RTL : Avant de revenir sur l’actualité politique française, un mot de la situation en Israël dans les territoires palestiniens.

R. Hue : Je pense que cette situation est vraiment tragique et qu’une logique de guerre prévaut de plus en plus sur le processus de paix. Le Premier ministre, soutenu par l’extrême droite, multiplie les obstacles à la paix et je dis que cette politique conduit tout droit à la destruction du fragile espoir de paix issu des accords conclus en 1993. Je veux dire aussi notre solidarité au président de l’autorité palestinienne, Yasser Arafat, au peuple palestinien, mais aussi aux forces de paix israéliennes, au peuple israélien. Je veux dire qu’il faut là aussi se mobiliser, en France dans le monde et je peux vous indiquer un fait tout à fait récent. Le Parti communiste vient de prendre l’initiative d’un rassemblement, à Paris, sur le parvis des Droits de l’homme, demain soir, vendredi, à 18 heures. Et nous souhaitons qu’il y ait des initiatives de ce type dans tout le pays. Et déjà, puisque nous sommes ouverts à nos partenaires de gauche, aux formations de gauche, eh bien le Parti radical-socialiste, le Mouvement des citoyens, les Verts, la Ligue communiste, l’ACAP participent à cette initiative.

RTL : Venons-en à la politique française. Avec vos partenaires de gauche, vous vous êtes retrouvés, ce matin, au siège du Parti radical-socialiste et donc il y a création d’un Comité national de vigilance contre l’extrême droite.

R. Hue : L’objet de cette rencontre était précisément de chercher les moyens, ensemble, de lutter le mieux possible contre l’extrême droite pour faire reculer l’extrême droite. Et à l’issue d’une longue discussion où nous avons abordé sur le fond la question de l’extrême droite, à savoir que la lutte contre l’extrême droite, le racisme constitue avant tout un combat politique, et le premier moyen est de s’attaquer à la crise, de réduire le chômage, la précarité, de défendre les valeurs de la République et aussi de tirer tous les enseignements de la période précédente où des engagements ont été pris et n’ont pas été tenus et cela a entraîné beaucoup de désillusions et beaucoup d’inquiétudes chez des gens qui sont enclins à entendre, parfois, Le Pen. Donc, il est sorti de cette rencontre l’idée d’un comité national de vigilance contre l’extrême droite. Il a été d’ailleurs décidé sa constitution. Nous allons maintenant œuvrer.

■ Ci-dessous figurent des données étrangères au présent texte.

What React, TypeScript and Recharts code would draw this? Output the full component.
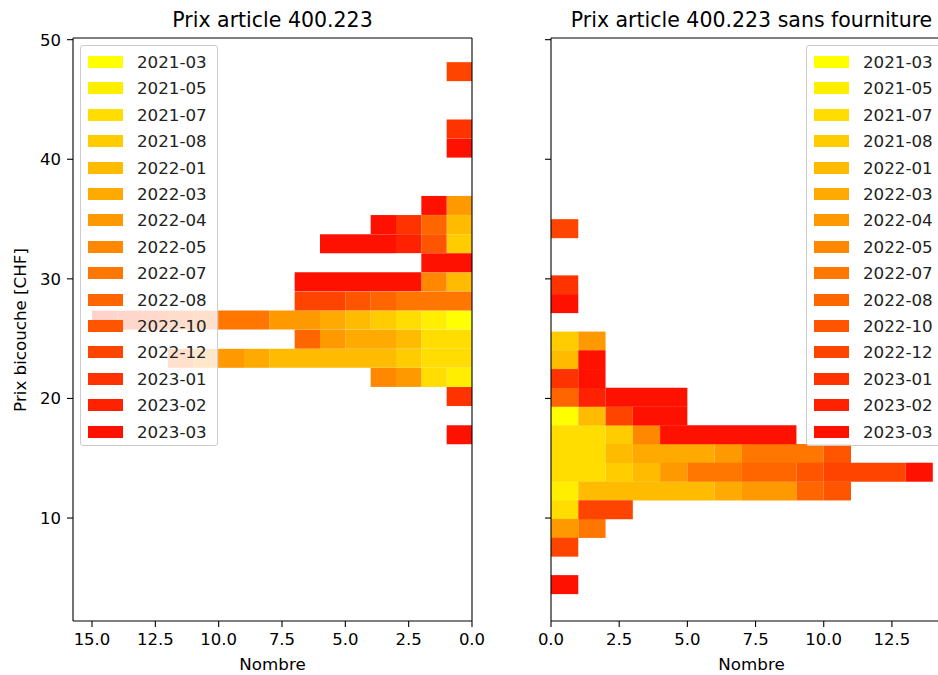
import { BarChart, Bar, XAxis, YAxis, ReferenceLine } from 'recharts'

// ---------------------------------------------------------------------------
// Two stacked horizontal histograms (20 bins each) of the price per month.
// Each bin lists the month indices of its segments, from x = 0 outward.
// ---------------------------------------------------------------------------

const months = [
  '2021-03', '2021-05', '2021-07', '2021-08', '2022-01', '2022-03', '2022-04', '2022-05',
  '2022-07', '2022-08', '2022-10', '2022-12', '2023-01', '2023-02', '2023-03',
]

const colors = [
  '#ffff00', '#ffee00', '#ffdd00', '#ffcc00', '#ffbb00', '#ffaa00', '#ff9900', '#ff8800',
  '#ff7700', '#ff6600', '#ff5500', '#ff4400', '#ff3300', '#ff2200', '#ff1100',
]

// histogram ranges (min, max)
const leftBinRange = [16.16, 48.12]
const rightBinRange = [3.66, 34.99]

// bins from the lowest price upward
const leftSegments: number[][] = [
  [14],
  [],
  [12],
  [1, 2, 6, 7],
  [2, 2, 3, 4, 4, 4, 4, 4, 5, 6, 7, 9],
  [2, 2, 4, 5, 5, 6, 9],
  [0, 1, 2, 3, 4, 5, 6, 6, 8, 8, 9, 10, 11, 12, 13],
  [8, 8, 8, 9, 10, 11, 11],
  [4, 7, 14, 14, 14, 14, 14],
  [14, 14],
  [3, 10, 13, 14, 14, 14],
  [4, 9, 12, 14],
  [6, 14],
  [],
  [],
  [14],
  [12],
  [],
  [],
  [11],
]

const rightSegments: number[][] = [
  [14],
  [],
  [11],
  [6, 8],
  [2, 11, 11],
  [1, 4, 4, 4, 4, 4, 5, 6, 6, 9, 10],
  [2, 2, 3, 4, 6, 8, 8, 9, 9, 10, 11, 11, 11, 14],
  [2, 2, 4, 5, 5, 5, 6, 8, 8, 8, 10],
  [2, 2, 3, 7, 14, 14, 14, 14, 14],
  [0, 4, 11, 14, 14],
  [9, 13, 14, 14, 14],
  [12, 14],
  [4, 14],
  [3, 6],
  [],
  [14],
  [12],
  [],
  [],
  [11],
]

const yTicks = [10, 20, 30, 40, 50]
const leftXTicks = [0, 2.5, 5, 7.5, 10, 12.5, 15]
const rightXTicks = [0, 2.5, 5, 7.5, 10, 12.5]

const Y_DOMAIN: [number, number] = [1.39, 50.14]
const FONT = '"DejaVu Sans", sans-serif'
const TICK_FONT = 16.5

function buildRows(segments: number[][], range: number[]) {
  const w = (range[1] - range[0]) / segments.length
  return segments.map((segs, k) => {
    const row: Record<string, number> = { bin: range[0] + (k + 0.5) * w }
    months.forEach((m, i) => {
      row[m] = segs.filter((s) => s === i).length
    })
    return row
  })
}

const leftData = buildRows(leftSegments, leftBinRange)
const rightData = buildRows(rightSegments, rightBinRange)

interface PanelProps {
  data: Record<string, number>[]
  width: number
  marginLeft: number
  marginRight: number
  xDomain: [number, number]
  xTicks: number[]
  reversed: boolean
  showYLabels: boolean
}

function Panel({ data, width, marginLeft, marginRight, xDomain, xTicks, reversed, showYLabels }: PanelProps) {
  const line = { stroke: '#000', strokeWidth: 1.1 }
  return (
    <BarChart
      width={width}
      height={675}
      layout="vertical"
      data={data}
      margin={{ top: 38, right: marginRight, bottom: 9, left: marginLeft }}
      barCategoryGap={0}
      barGap={0}
    >
      <XAxis
        type="number"
        domain={xDomain}
        ticks={xTicks}
        interval={0}
        reversed={reversed}
        allowDataOverflow
        height={45}
        tickFormatter={(v: number) => v.toFixed(1)}
        axisLine={line}
        tickLine={line}
        tickSize={6}
        tickMargin={6}
        tick={{ fill: '#000', fontSize: TICK_FONT }}
      />
      <YAxis
        type="number"
        dataKey="bin"
        domain={Y_DOMAIN}
        ticks={yTicks}
        interval={0}
        reversed
        allowDataOverflow
        width={40}
        tickFormatter={(v: number) => (showYLabels ? String(v) : '')}
        axisLine={line}
        tickLine={line}
        tickSize={6}
        tickMargin={6}
        tick={{ fill: '#000', fontSize: TICK_FONT }}
      />
      {months.map((m, i) => (
        <Bar key={m} dataKey={m} stackId="h" fill={colors[i]} isAnimationActive={false} />
      ))}
      <ReferenceLine y={Y_DOMAIN[1]} stroke="#000" strokeWidth={1.1} />
      {reversed && <ReferenceLine x={0} stroke="#000" strokeWidth={1.1} />}
    </BarChart>
  )
}

function MonthLegend({ left }: { left: number }) {
  return (
    <div
      style={{
        position: 'absolute',
        left,
        top: 45,
        width: 138,
        height: 401,
        boxSizing: 'border-box',
        background: 'rgba(255,255,255,0.8)',
        border: '1px solid #cccccc',
        borderRadius: 3,
      }}
    >
      {months.map((m, i) => (
        <div key={m} style={{ position: 'absolute', left: 0, top: 17 + i * 26.4 - 1, width: '100%' }}>
          <div
            style={{
              position: 'absolute',
              left: 7,
              top: -6,
              width: 35,
              height: 12,
              background: colors[i],
            }}
          />
          <div
            style={{
              position: 'absolute',
              left: 56,
              top: -11,
              fontSize: 16.7,
              lineHeight: '22px',
              color: '#222',
              whiteSpace: 'nowrap',
            }}
          >
            {m}
          </div>
        </div>
      ))}
    </div>
  )
}

const textStyle = {
  position: 'absolute' as const,
  transform: 'translate(-50%, -50%)',
  whiteSpace: 'nowrap' as const,
  color: '#000',
}

export default function App() {
  return (
    <div
      style={{
        position: 'absolute',
        left: 0,
        top: 0,
        width: 938,
        height: 675,
        overflow: 'hidden',
        background: '#fff',
        fontFamily: FONT,
      }}
    >
      <div style={{ position: 'absolute', left: 0, top: 0 }}>
        <Panel
          data={leftData}
          width={500}
          marginLeft={33}
          marginRight={28}
          xDomain={[0, 15.75]}
          xTicks={leftXTicks}
          reversed
          showYLabels
        />
      </div>
      <div style={{ position: 'absolute', left: 500, top: 0 }}>
        <Panel
          data={rightData}
          width={438}
          marginLeft={11}
          marginRight={0}
          xDomain={[0, 14.19]}
          xTicks={rightXTicks}
          reversed={false}
          showYLabels={false}
        />
      </div>
      <MonthLegend left={80} />
      <MonthLegend left={806} />
      <div style={{ ...textStyle, left: 272.5, top: 20, fontSize: 20.5 }}>Prix article 400.223</div>
      <div style={{ ...textStyle, left: 751.5, top: 20, fontSize: 20.5 }}>
        Prix article 400.223 sans fourniture
      </div>
      <div style={{ ...textStyle, left: 272.5, top: 664, fontSize: 16.7 }}>Nombre</div>
      <div style={{ ...textStyle, left: 751.5, top: 664, fontSize: 16.7 }}>Nombre</div>
      <div
        style={{
          ...textStyle,
          left: 20,
          top: 329.5,
          fontSize: 16.7,
          transform: 'translate(-50%, -50%) rotate(-90deg)',
        }}
      >
        Prix bicouche [CHF]
      </div>
    </div>
  )
}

D’ailleurs, je peux vous dire que les formations qui étaient là ont fait une série de propositions.

Le Parti communiste a proposé par exemple – cela n’a pas été retenu dans l’immédiat puisque le comité de vigilance prendra peut-être cette idée à son compte – que l’ensemble des forces de gauche poursuivent en justice Le Pen avec les lois existantes puisque le gouvernement ne l’a pas fait, s’est défaussé en quelque sorte de ce qu’il devait faire en la matière. Nous avons proposé cette initiative, de même que nous avons proposé une manifestation importante, à Paris, contre le racisme. Autant d’idées qui vont pouvoir être discutées dans le cadre de ce comité national de vigilance contre l’extrême droite. Notre souhait est, et là-dessus nous étions tous d’accord, qu’il convient, au-delà des formations qui étaient là ce matin, d’élargir ce comité de vigilance à d’autres forces politiques, syndicales, associatives.

RTL : Vous prônez, dans le cadre de la préparation des élections de 1998, une nouvelle union à gauche. Quelle alliance et comment éviter pour vous la reproduction des échecs des années 80 ?

R. Hue : Je crois qu’il est évident en tout état de cause, dans la situation que connaît le pays aujourd’hui, que la gauche a des responsabilités pour créer rapidement les conditions d’une alternative progressiste. C’est bien la société française elle-même que l’on veut plier actuellement aux marchés financiers. Il faut résister à cette politique et en proposer une autre. Nous, nous ne voulons pas renouveler ce qui a échoué. Je l’ai encore répété, hier, à l’occasion des journées parlementaires communistes. Donc, pas question de refaire un programme commun réalisé au niveau des états-majors. Nous voulons dans l’action, avec les citoyens eux-mêmes, dépasser un certain nombre d’obstacles qui existent, à gauche, entre nous. Nous voyons bien, par exemple, que sur l’Europe, même s’il y a des choses qui bougent en ce moment au Parti socialiste, le Parti socialiste reste attaché à la monnaie unique que nous nous pensons complètement incompatible avec des mesures sociales audacieuses telles que la gauche devrait les prendre. Ces questions-là, ce n’est pas au niveau des états-majors politiques que l’on va régler le problème comme ce fut le cas au moment du programme commun avec ce qui a suivi ensuite et l’échec. Donc, il faut que les citoyens interviennent dans ce débat et c’est ce que nous proposons : un débat citoyen qui permette d’avancer à la construction politique nouvelle nécessaire à la gauche.